Ein nationaler Krisenstab?

«Die Realität ist, dass es dem ANC dreissig Jahre lang nur darum ging, sachkundige Leute durch ihre Kader zu ersetzen», klagt Bennie van Zyl. Als Geschäftsführer der Transvaal-Landwirtschaftsvereinigung bekommt er täglich die Sorgen von Bäuer:innen zu hören. Immer noch ist die Landwirtschaft überwiegend in den Händen weisser Südafrikaner:innen. Sein Agrarbund sei bereit, gemeinsam mit den Regierenden an einer Lösung zu arbeiten, betont van Zyl. Aber dafür müsse die Regierung erst einmal Expert:innen zulassen – «unabhängig von Volkszugehörigkeit oder Geschlecht».

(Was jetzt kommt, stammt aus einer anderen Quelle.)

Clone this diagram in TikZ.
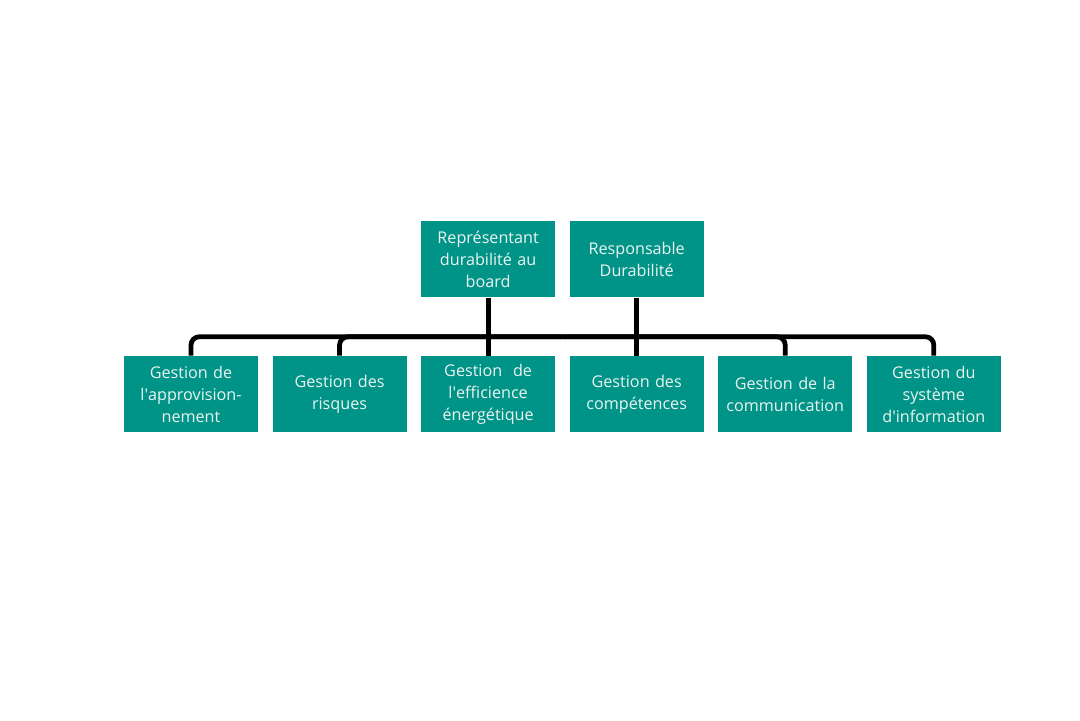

Einen Verbündeten könnte er ausgerechnet im Vizepräsidenten Paul Mashatile gefunden haben. Im April erklärte dieser Südafrikas Wasserkrise zur Chefsache. So soll sich ein nationaler Krisenstab um die Wasserverschwendung und -verschmutzung kümmern und auch mit Farmer:innen zusammenarbeiten. Dabei sollen alle Regierungsebenen und wichtigen Akteure eingebunden werden – zumindest war das der Plan, bevor der ANC auf vierzig Prozent abstürzte. Können drei Jahrzehnte nach dem Ende der Rassentrennung erneut ideologische und ethnische Gräben überwunden werden, um Südafrika vor dem Austrocknen zu retten?